◆ Given task ◆
Please transcribe the data that follows without the pictures, keeping every word the same.

◆ Collected data ◆
╔══
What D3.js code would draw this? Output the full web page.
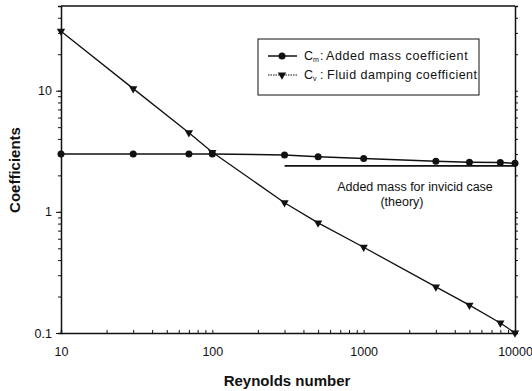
<!DOCTYPE html>
<html>
<head>
<meta charset="utf-8">
<script src="https://cdn.jsdelivr.net/npm/d3@7"></script>
<style>
  body { margin: 0; background: #fff; }
  text { font-family: "Liberation Sans", Arial, sans-serif; fill: #111; }
</style>
</head>
<body>
<svg id="vis"></svg>
<script>
// reynolds numbers and measured coefficients
const reCm = [10, 30, 70, 100, 300, 500, 1000, 3000, 5000, 8000, 10000];
const cmValues = [3.0, 3.0, 3.0, 3.0, 2.95, 2.85, 2.75, 2.62, 2.57, 2.55, 2.52];
const reCv = [10, 30, 70, 100, 300, 500, 1000, 3000, 5000, 8000, 10000];
const cvValues = [31, 10.4, 4.5, 3.1, 1.19, 0.81, 0.51, 0.24, 0.17, 0.121, 0.1];
const theoryRe = [300, 10000];
const theoryCm = 2.4;
const xTickLabels = [10, 100, 1000, 10000];
const yTickLabels = [0.1, 1, 10];

const W = 532, H = 391;
const MARGINS = {top: 6, right: 17, bottom: 58, left: 61};

const svg = d3.select("#vis").attr("width", W).attr("height", H);

const x = d3.scaleLog().domain([10, 10000]).range([MARGINS.left, W - MARGINS.right]);
const y = d3.scaleLog().domain([0.1, 50]).range([H - MARGINS.bottom, MARGINS.top]);

// minor ticks for log axes
function logTicks(lo, hi) {
    let t = [];
    for (let d = lo; d < hi; d *= 10) {
        for (let k = 1; k < 10; k++) t.push(d * k);
    }
    t.push(hi);
    return t;
}
const xMinor = logTicks(10, 10000);
const yMinor = logTicks(0.1, 10).concat([20, 30, 40, 50]);

// frame
svg.append("line").attr("x1", x(10)).attr("x2", x(10000)).attr("y1", y(50)).attr("y2", y(50))
    .attr("stroke", "#111").attr("stroke-width", 1.5);

// left axis
svg.append("g").attr("transform", "translate(" + x(10) + ",0)")
    .call(d3.axisLeft(y).tickValues(yMinor).tickSize(3).tickFormat(""));
const yAxisMajor = svg.append("g").attr("transform", "translate(" + x(10) + ",0)")
    .call(d3.axisLeft(y).tickValues(yTickLabels).tickSize(5).tickPadding(4)
        .tickFormat(d => d === 0.1 ? "0.1" : String(d)));
yAxisMajor.select(".domain").remove();

// right axis
svg.append("g").attr("transform", "translate(" + x(10000) + ",0)")
    .call(d3.axisLeft(y).tickValues(yMinor).tickSize(-3).tickFormat(""));

// bottom axis
svg.append("g").attr("transform", "translate(0," + y(0.1) + ")")
    .call(d3.axisBottom(x).tickValues(xMinor).tickSize(-3).tickFormat(""));
const xAxisMajor = svg.append("g").attr("transform", "translate(0," + y(0.1) + ")")
    .call(d3.axisBottom(x).tickValues(xTickLabels).tickSize(0).tickPadding(14)
        .tickFormat(d => String(d)));
xAxisMajor.select(".domain").remove();

svg.selectAll(".domain").attr("stroke", "#111").attr("stroke-width", 1.5);
svg.selectAll(".tick line").attr("stroke", "#111");
svg.selectAll(".tick text").attr("font-size", 12.5).attr("fill", "#111")
    .style("font-family", "Liberation Sans, Arial, sans-serif");

// axis titles
svg.append("text").attr("x", 287).attr("y", 386)
    .attr("text-anchor", "middle").attr("font-size", 15).attr("font-weight", "bold")
    .text("Reynolds number");
svg.append("text").attr("transform", "translate(20,170) rotate(-90)")
    .attr("text-anchor", "middle").attr("font-size", 15).attr("font-weight", "bold")
    .text("Coefficients");

const line = d3.line().x(d => x(d[0])).y(d => y(d[1]));

// theory line
svg.append("path").attr("d", line(theoryRe.map(r => [r, theoryCm])))
    .attr("fill", "none").attr("stroke", "#111").attr("stroke-width", 1.8);
svg.append("text").attr("x", 415).attr("y", 191).attr("text-anchor", "middle")
    .attr("font-size", 12.5).text("Added mass for invicid case");
svg.append("text").attr("x", 402).attr("y", 206).attr("text-anchor", "middle")
    .attr("font-size", 12.5).text("(theory)");

// Cm series
const cmData = reCm.map((r, i) => [r, cmValues[i]]);
svg.append("path").attr("d", line(cmData)).attr("fill", "none")
    .attr("stroke", "#111").attr("stroke-width", 1.5);
svg.selectAll(".cm").data(cmData).enter().append("circle")
    .attr("cx", d => x(d[0])).attr("cy", d => y(d[1])).attr("r", 3.5).attr("fill", "#111");

// Cv series
const cvData = reCv.map((r, i) => [r, cvValues[i]]);
const tri = d3.symbol().type(d3.symbolTriangle).size(30);
svg.append("path").attr("d", line(cvData)).attr("fill", "none")
    .attr("stroke", "#111").attr("stroke-width", 1.3);
svg.selectAll(".cv").data(cvData).enter().append("path")
    .attr("d", tri)
    .attr("transform", d => "translate(" + x(d[0]) + "," + y(d[1]) + ") rotate(180)")
    .attr("fill", "#111");

// legend
const lg = svg.append("g");
lg.append("rect").attr("x", 258).attr("y", 39).attr("width", 221).attr("height", 56)
    .attr("fill", "#fff").attr("stroke", "#111").attr("stroke-width", 1);
lg.append("line").attr("x1", 268).attr("x2", 297).attr("y1", 56).attr("y2", 56)
    .attr("stroke", "#111").attr("stroke-width", 1.5);
lg.append("circle").attr("cx", 282).attr("cy", 56).attr("r", 3.5).attr("fill", "#111");
lg.append("line").attr("x1", 268).attr("x2", 297).attr("y1", 75).attr("y2", 75)
    .attr("stroke", "#111").attr("stroke-width", 1).attr("stroke-dasharray", "1.5,1");
lg.append("path").attr("d", tri)
    .attr("transform", "translate(282,75) rotate(180)").attr("fill", "#111");

const t1 = lg.append("text").attr("x", 304).attr("y", 60).attr("font-size", 12.5);
t1.append("tspan").text("C");
t1.append("tspan").attr("font-size", 7).attr("dy", 2).text("m");
t1.append("tspan").attr("dy", -2).attr("x", 320).text(":");
t1.append("tspan").attr("x", 326).attr("letter-spacing", 0.6).text("Added mass coefficient");
const t2 = lg.append("text").attr("x", 304).attr("y", 79).attr("font-size", 12.5);
t2.append("tspan").text("C");
t2.append("tspan").attr("font-size", 7).attr("dy", 2).text("v");
t2.append("tspan").attr("dy", -2).attr("x", 320).text(":");
t2.append("tspan").attr("x", 327).attr("letter-spacing", 0.5).text("Fluid damping coefficient");
</script>
</body>
</html>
╚══
◆ Result of the exercise ◆
What D3.js code would draw this? Output the full web page.
<!DOCTYPE html>
<html>
<head>
<meta charset="utf-8">
<script src="https://cdn.jsdelivr.net/npm/d3@7"></script>
<style>
  body { margin: 0; background: #fff; }
  text { font-family: "Liberation Sans", Arial, sans-serif; fill: #111; }
</style>
</head>
<body>
<svg id="vis"></svg>
<script>
// reynolds numbers and measured coefficients
const reCm = [10, 30, 70, 100, 300, 500, 1000, 3000, 5000, 8000, 10000];
const cmValues = [3.0, 3.0, 3.0, 3.0, 2.95, 2.85, 2.75, 2.62, 2.57, 2.55, 2.52];
const reCv = [10, 30, 70, 100, 300, 500, 1000, 3000, 5000, 8000, 10000];
const cvValues = [31, 10.4, 4.5, 3.1, 1.19, 0.81, 0.51, 0.24, 0.17, 0.121, 0.1];
const theoryRe = [300, 10000];
const theoryCm = 2.4;
const xTickLabels = [10, 100, 1000, 10000];
const yTickLabels = [0.1, 1, 10];

const W = 532, H = 391;
const MARGINS = {top: 6, right: 17, bottom: 58, left: 61};

const svg = d3.select("#vis").attr("width", W).attr("height", H);

const x = d3.scaleLog().domain([10, 10000]).range([MARGINS.left, W - MARGINS.right]);
const y = d3.scaleLog().domain([0.1, 50]).range([H - MARGINS.bottom, MARGINS.top]);

// minor ticks for log axes
function logTicks(lo, hi) {
    let t = [];
    for (let d = lo; d < hi; d *= 10) {
        for (let k = 1; k < 10; k++) t.push(d * k);
    }
    t.push(hi);
    return t;
}
const xMinor = logTicks(10, 10000);
const yMinor = logTicks(0.1, 10).concat([20, 30, 40, 50]);

// frame
svg.append("line").attr("x1", x(10)).attr("x2", x(10000)).attr("y1", y(50)).attr("y2", y(50))
    .attr("stroke", "#111").attr("stroke-width", 1.5);

// left axis
svg.append("g").attr("transform", "translate(" + x(10) + ",0)")
    .call(d3.axisLeft(y).tickValues(yMinor).tickSize(3).tickFormat(""));
const yAxisMajor = svg.append("g").attr("transform", "translate(" + x(10) + ",0)")
    .call(d3.axisLeft(y).tickValues(yTickLabels).tickSize(5).tickPadding(4)
        .tickFormat(d => d === 0.1 ? "0.1" : String(d)));
yAxisMajor.select(".domain").remove();

// right axis
svg.append("g").attr("transform", "translate(" + x(10000) + ",0)")
    .call(d3.axisLeft(y).tickValues(yMinor).tickSize(-3).tickFormat(""));

// bottom axis
svg.append("g").attr("transform", "translate(0," + y(0.1) + ")")
    .call(d3.axisBottom(x).tickValues(xMinor).tickSize(-3).tickFormat(""));
const xAxisMajor = svg.append("g").attr("transform", "translate(0," + y(0.1) + ")")
    .call(d3.axisBottom(x).tickValues(xTickLabels).tickSize(0).tickPadding(14)
        .tickFormat(d => String(d)));
xAxisMajor.select(".domain").remove();

svg.selectAll(".domain").attr("stroke", "#111").attr("stroke-width", 1.5);
svg.selectAll(".tick line").attr("stroke", "#111");
svg.selectAll(".tick text").attr("font-size", 12.5).attr("fill", "#111")
    .style("font-family", "Liberation Sans, Arial, sans-serif");

// axis titles
svg.append("text").attr("x", 287).attr("y", 386)
    .attr("text-anchor", "middle").attr("font-size", 15).attr("font-weight", "bold")
    .text("Reynolds number");
svg.append("text").attr("transform", "translate(20,170) rotate(-90)")
    .attr("text-anchor", "middle").attr("font-size", 15).attr("font-weight", "bold")
    .text("Coefficients");

const line = d3.line().x(d => x(d[0])).y(d => y(d[1]));

// theory line
svg.append("path").attr("d", line(theoryRe.map(r => [r, theoryCm])))
    .attr("fill", "none").attr("stroke", "#111").attr("stroke-width", 1.8);
svg.append("text").attr("x", 415).attr("y", 191).attr("text-anchor", "middle")
    .attr("font-size", 12.5).text("Added mass for invicid case");
svg.append("text").attr("x", 402).attr("y", 206).attr("text-anchor", "middle")
    .attr("font-size", 12.5).text("(theory)");

// Cm series
const cmData = reCm.map((r, i) => [r, cmValues[i]]);
svg.append("path").attr("d", line(cmData)).attr("fill", "none")
    .attr("stroke", "#111").attr("stroke-width", 1.5);
svg.selectAll(".cm").data(cmData).enter().append("circle")
    .attr("cx", d => x(d[0])).attr("cy", d => y(d[1])).attr("r", 3.5).attr("fill", "#111");

// Cv series
const cvData = reCv.map((r, i) => [r, cvValues[i]]);
const tri = d3.symbol().type(d3.symbolTriangle).size(30);
svg.append("path").attr("d", line(cvData)).attr("fill", "none")
    .attr("stroke", "#111").attr("stroke-width", 1.3);
svg.selectAll(".cv").data(cvData).enter().append("path")
    .attr("d", tri)
    .attr("transform", d => "translate(" + x(d[0]) + "," + y(d[1]) + ") rotate(180)")
    .attr("fill", "#111");

// legend
const lg = svg.append("g");
lg.append("rect").attr("x", 258).attr("y", 39).attr("width", 221).attr("height", 56)
    .attr("fill", "#fff").attr("stroke", "#111").attr("stroke-width", 1);
lg.append("line").attr("x1", 268).attr("x2", 297).attr("y1", 56).attr("y2", 56)
    .attr("stroke", "#111").attr("stroke-width", 1.5);
lg.append("circle").attr("cx", 282).attr("cy", 56).attr("r", 3.5).attr("fill", "#111");
lg.append("line").attr("x1", 268).attr("x2", 297).attr("y1", 75).attr("y2", 75)
    .attr("stroke", "#111").attr("stroke-width", 1).attr("stroke-dasharray", "1.5,1");
lg.append("path").attr("d", tri)
    .attr("transform", "translate(282,75) rotate(180)").attr("fill", "#111");

const t1 = lg.append("text").attr("x", 304).attr("y", 60).attr("font-size", 12.5);
t1.append("tspan").text("C");
t1.append("tspan").attr("font-size", 7).attr("dy", 2).text("m");
t1.append("tspan").attr("dy", -2).attr("x", 320).text(":");
t1.append("tspan").attr("x", 326).attr("letter-spacing", 0.6).text("Added mass coefficient");
const t2 = lg.append("text").attr("x", 304).attr("y", 79).attr("font-size", 12.5);
t2.append("tspan").text("C");
t2.append("tspan").attr("font-size", 7).attr("dy", 2).text("v");
t2.append("tspan").attr("dy", -2).attr("x", 320).text(":");
t2.append("tspan").attr("x", 327).attr("letter-spacing", 0.5).text("Fluid damping coefficient");
</script>
</body>
</html>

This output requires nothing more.